What made this project a “polcomm project”?
- This project is a political communication study because it examines how media narratives (and more specifically, entertainment) shape citizens’ political perceptions. The focuses of this study, including persuasion, framing, and media effects, are at the heart of the field. Like other influential research on soft news, infotainment, and narrative persuasion in American politics, it explores how entertainment can influence political attitudes by embedding messages in engaging stories.
Extending these insights to an authoritarian context, the project shows how the Chinese regime uses “problem-revealing entertainment”—TV dramas and documentaries that dramatize corruption but highlight reform—to improve perceptions of competence and accountability. By combining theories of narrative persuasion with empirical tests of attitude change, it demonstrates even under settings of strong authoritarian control, narrative-based communication operates through familiar mechanisms of realism and immersion, which are central to political communication research.
What, if anything, would you do differently, if you were to start this project again? (What was the most challenging part of this project? …& how did you overcome those challenges?)
- Two big things. First, social desirability bias. Measuring regime evaluations is sensitive, so next time I’d build a list experiment into the primary outcomes (alongside the Word Association Test I used and the “bury-in-filler” item ordering) to further reduce demand effects. The challenge was getting honest attitudes in an authoritarian context; I mitigated it with WAT, dispersed political items, and a placebo drama arm, but a list experiment would strengthen inference about true beliefs.

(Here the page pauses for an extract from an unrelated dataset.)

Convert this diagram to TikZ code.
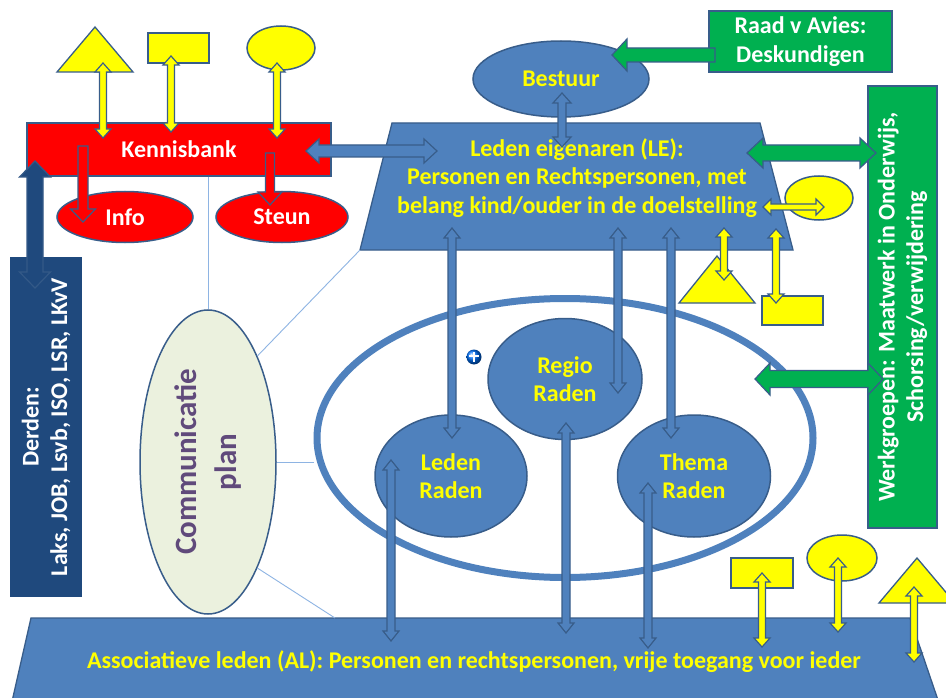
\documentclass[tikz,border=0pt]{standalone}
\usepackage{fontspec}
\setmainfont{Carlito}
\usetikzlibrary{shapes.geometric,calc}
\definecolor{sb}{HTML}{4F81BD}
\definecolor{ol}{HTML}{385D8A}
\definecolor{gr}{HTML}{00B050}
\definecolor{nv}{HTML}{1F497D}
\definecolor{yl}{HTML}{FFFF00}
\definecolor{rd}{HTML}{FF0000}
\definecolor{cm}{HTML}{EBF1DE}
\definecolor{pp}{HTML}{604A7B}
\definecolor{ln}{HTML}{8EB4E3}
\newcommand\getends[2]{\path (#1); \pgfgetlastxy{\ax}{\ay}\path (#2); \pgfgetlastxy{\bx}{\by}%
 \pgfmathsetmacro\ang{atan2((\by)-(\ay),(\bx)-(\ax))}%
 \pgfmathsetmacro\len{veclen((\bx)-(\ax),(\by)-(\ay))}}
% double block arrow: [style]{from}{to}{shaft half}{head half}{head length}
\newcommand\dblk[6][]{\getends{#2}{#3}\filldraw[blk,#1,shift={(\ax,\ay)},rotate=\ang,x=1pt,y=1pt]
 (0,0)--(#6,#5)--(#6,#4)--({\len-#6},#4)--({\len-#6},#5)--(\len,0)--({\len-#6},-#5)--({\len-#6},-#4)--(#6,-#4)--(#6,-#5)--cycle;}
% single block arrow
\newcommand\sblk[6][]{\getends{#2}{#3}\filldraw[blk,#1,shift={(\ax,\ay)},rotate=\ang,x=1pt,y=1pt]
 (0,#4)--({\len-#6},#4)--({\len-#6},#5)--(\len,0)--({\len-#6},-#5)--({\len-#6},-#4)--(0,-#4)--cycle;}
\tikzset{
 blk/.style={draw=ol,line width=1.2pt,line join=miter},
 txt/.style={font=\bfseries\fontsize{24}{28.5}\selectfont,align=center},
 box/.style={rectangle,draw=ol,line width=1.3pt,inner sep=0pt},
 ell/.style={ellipse,draw=ol,line width=1.5pt,inner sep=0pt},
 ybox/.style={box,fill=yl},
 yell/.style={ell,fill=yl},
 ytri/.style={draw=ol,fill=yl,line width=1.3pt,line join=miter},
 thinln/.style={draw=ln,line width=0.9pt},
}
\begin{document}
\begin{tikzpicture}[x=1pt,y=-1pt]
\useasboundingbox (0,0) rectangle (946,698);
\fill[white] (0,0) rectangle (946,698);
% ---- big shapes
\draw[fill=sb,draw=ol,line width=1.3pt] (31,618) -- (910,618) -- (940,706) -- (11,706) -- cycle;
\coordinate (al-top) at (335,618);
\node[txt,text=yl] (al) at (474,662) {Associatieve leden (AL): Personen en rechtspersonen, vrije toegang voor ieder};
\draw[fill=sb,draw=ol,line width=1.3pt] (392,123) -- (760,123) -- (793,250) -- (360,250) -- cycle;
\coordinate (le-bl) at (360,250);
\node[txt,text=yl] (le) at (577,178) {Leden eigenaren (LE):\\Personen en Rechtspersonen, met\\belang kind/ouder in de doelstelling};
\node[ellipse,draw=sb,line width=7pt,minimum width=496pt,minimum height=279pt,inner sep=0pt] (ring) at (565,438) {};
\node[ell,fill=sb,minimum width=154pt,minimum height=121pt,txt,text=yl] (regio) at (565,379) {Regio\\Raden};
\node[ell,fill=sb,minimum width=152pt,minimum height=122pt,txt,text=yl] (leden) at (451,476) {Leden\\Raden};
\node[ell,fill=sb,minimum width=153pt,minimum height=122pt,txt,text=yl] (thema) at (694,476) {Thema\\Raden};
\node[ell,fill=sb,minimum width=176pt,minimum height=76pt,txt,text=yl] (bestuur) at (561,79) {Bestuur};
\node[box,fill=rd,minimum width=304pt,minimum height=53pt,txt,text=white] (kb) at (179,149.5) {Kennisbank};
\node[ell,fill=rd,minimum width=136pt,minimum height=51pt,txt,text=white] (info) at (125,217) {Info};
\node[ell,fill=rd,minimum width=132pt,minimum height=51pt,txt,text=white] (steun) at (282,217) {Steun};
\node[box,fill=gr,minimum width=183pt,minimum height=61pt,txt,text=white] (raad) at (800.5,41.5) {Raad v Avies:\\Deskundigen};
\node[box,fill=gr,rotate=90,minimum width=442pt,minimum height=69pt,txt,text=white] (wg) at (902.5,307) {Werkgroepen: Maatwerk in Onderwijs,\\Schorsing/verwijdering};
\node[box,fill=nv,draw=nv,rotate=90,minimum width=338pt,minimum height=70pt,txt,text=white] (derden) at (46,427) {Derden:\\Laks, JOB, Lsvb, ISO, LSR, LKvV};
\node[ell,fill=cm,minimum width=136pt,minimum height=304pt] (comm) at (208,462) {};
\node[rotate=90,font=\bfseries\fontsize{31}{40}\selectfont,align=center,text=pp] (commtxt) at (comm.center) {Communicatie\\plan};
% ---- yellow shapes
\draw[ytri] (95,27) -- (133,72) -- (57,72) -- cycle;
\node[ybox,minimum width=61pt,minimum height=30pt] (yrect1) at (178.5,48) {};
\node[yell,minimum width=68pt,minimum height=44pt] (yell1) at (281,48) {};
\node[yell,minimum width=68pt,minimum height=44pt] (yell2) at (819,198) {};
\draw[ytri] (717,256) -- (755,303) -- (679,303) -- cycle;
\node[ybox,minimum width=61pt,minimum height=29pt] (yrect2) at (792.5,310.5) {};
\node[ybox,minimum width=62pt,minimum height=30pt] (yrect3) at (762,573) {};
\node[yell,minimum width=70pt,minimum height=46pt] (yell3) at (842,558) {};
\draw[ytri] (917,558) -- (955,603) -- (879,603) -- cycle;
% ---- globe icon
\node[circle,minimum size=15pt,inner sep=0pt,shading=ball,ball color=blue!55!cyan] (globe) at (474,357) {};
\draw[white,line width=1.3pt] ($(globe.center)+(0,-5)$) -- ($(globe.center)+(0,5)$);
\draw[white,line width=1.3pt] ($(globe.center)+(-5,-1)$) -- ($(globe.center)+(5,-1)$);
% ---- thin lines
\draw[thinln] (kb.south -| comm.north) -- (comm.north);
\draw[thinln] (comm.65) -- (le-bl);
\draw[thinln] (comm.east) -- (comm.east -| ring.west);
\draw[thinln] (comm.-65) -- (al-top);
% ---- arrow end points
\coordinate (y1a) at (103,63);  \coordinate (y1b) at (103,138);
\coordinate (y2a) at (171,56);  \coordinate (y2b) at (171,132);
\coordinate (y3a) at (277,63);  \coordinate (y3b) at (277,138);
\coordinate (r1a) at (83,146);  \coordinate (r1b) at (83,222);
\coordinate (r2a) at (270,153); \coordinate (r2b) at (270,205);
\coordinate (kbl) at (306,151); \coordinate (kbr) at (437,151);
\coordinate (ba) at (562,93);   \coordinate (bb) at (562,147);
\coordinate (ga) at (715,55);   \coordinate (gb) at (612,55);
\coordinate (g2a) at (747,153); \coordinate (g2b) at (876,153);
\coordinate (g3a) at (755,379); \coordinate (g3b) at (883,379);
\coordinate (y4a) at (763,207); \coordinate (y4b) at (824,207);
\coordinate (y5a) at (724,228); \coordinate (y5b) at (724,280);
\coordinate (y6a) at (776,229); \coordinate (y6b) at (776,303);
\coordinate (b1a) at (452,228); \coordinate (b1b) at (452,438);
\coordinate (b2a) at (618,228); \coordinate (b2b) at (618,393);
\coordinate (b3a) at (671,228); \coordinate (b3b) at (671,438);
\coordinate (b4a) at (391,460); \coordinate (b4b) at (391,641);
\coordinate (b5a) at (566,423); \coordinate (b5b) at (566,633);
\coordinate (b6a) at (648,483); \coordinate (b6b) at (648,648);
\coordinate (y7a) at (762,573); \coordinate (y7b) at (762,647);
\coordinate (y8a) at (838,558); \coordinate (y8b) at (838,632);
\coordinate (y9a) at (914,587); \coordinate (y9b) at (914,662);
\coordinate (na) at (35,161);   \coordinate (nb) at (35,288);
% ---- block arrows
\dblk[fill=yl]{y1a}{y1b}{3.5}{8}{9}
\dblk[fill=yl]{y2a}{y2b}{3.5}{8}{9}
\dblk[fill=yl]{y3a}{y3b}{3.5}{8}{9}
\sblk[fill=rd]{r1a}{r1b}{5}{12.5}{13}
\sblk[fill=rd]{r2a}{r2b}{4.5}{12}{13}
\dblk[fill=sb]{kbl}{kbr}{6}{12}{13}
\dblk[fill=sb]{ba}{bb}{4}{9}{10}
\sblk[fill=gr]{ga}{gb}{7}{16}{15}
\dblk[fill=gr]{g2a}{g2b}{8}{15}{16}
\dblk[fill=gr]{g3a}{g3b}{8.5}{16}{15}
\dblk[fill=yl]{y4a}{y4b}{3}{8}{8}
\dblk[fill=yl]{y5a}{y5b}{3.5}{8}{9}
\dblk[fill=yl]{y6a}{y6b}{3.5}{8}{9}
\dblk[fill=sb]{b1a}{b1b}{4}{8}{10}
\dblk[fill=sb]{b2a}{b2b}{4}{8}{10}
\dblk[fill=sb]{b3a}{b3b}{4}{8}{10}
\dblk[fill=sb]{b4a}{b4b}{4}{8}{10}
\dblk[fill=sb]{b5a}{b5b}{4}{8}{10}
\dblk[fill=sb]{b6a}{b6b}{4}{8}{10}
\dblk[fill=yl]{y7a}{y7b}{3.5}{8}{9}
\dblk[fill=yl]{y8a}{y8b}{3.5}{8}{9}
\dblk[fill=yl]{y9a}{y9b}{3.5}{8}{9}
\dblk[fill=nv,draw=ol!80!nv]{na}{nb}{8}{15.5}{16}
\end{tikzpicture}
\end{document}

Second, a tighter test of the mechanism. I’d add an alternative, apolitical control (e.g., a nature or sports recap matched on length/production value) to cleanly separate “narrative immersion” from “political content.” If budget allows, I’d also use a two-stage design that independently varies (a) realism/negativity (systemic-corruption vs isolated-case edits) and (b) immersion (coherent recap vs disrupted/segment order), with preregistered checks for perceived realism, engagement, and counter-arguing. This would more rigorously test whether problem-revealing entertainment → immersion → persuasion drives the effects beyond any generic entertainment exposure.
What other research do you currently see being done in this field and what would you like to see more of in the future?
- Recent work by Eunji Kim has revitalized the study of entertainment and political communication in democratic contexts. Her AJPS article “Entertaining Beliefs in Economic Mobility” (2023) and her forthcoming book The American Mirage (Princeton University Press, 2025) show how reality TV and entertainment media reinforce the myth of meritocracy and shape citizens’ beliefs about inequality and mobility. Together with Kim and Patterson (2024, APSR), these studies highlight how non-news entertainment can subtly sustain political worldviews, echoing classic soft-news research by Baum (2002) but using new psychological and experimental tools.
Building on this wave, future research could go beyond audience effects to analyze the supply side of entertainment—how political contexts shape what gets produced, who produces it, and under what constraints. As I argue in this project, examining how regimes (or even democracies) co-opt cultural elites, navigate institutional boundaries, and embed ideology in narratives would open the “black box” of media control and cultural production. This supply-side lens, which are largely understudied in the political communication literature, could connect comparative authoritarian research with American political communication by linking production incentives and media market dynamics to the downstream formation of attitudes and behaviors. Also, more research should examine how different forms of entertainment—dramas, documentaries, variety shows, or online streaming content—affect political attitudes and behaviors across diverse contexts.
What’s next? (Follow-up projects? Completely new direction?)
- My follow-up projects build on this study by further examining the political consequences of entertainment in authoritarian contexts. One ongoing project investigates how historical dramas that glorify emperors’ lives and achievements shape individuals’ contemporary support for strongman rule. Beyond authoritarian settings, I am also expanding this research agenda to explore how entertainment narratives can be harnessed to address pressing social and political challenges, such as reducing political misperceptions and fostering more informed public engagement.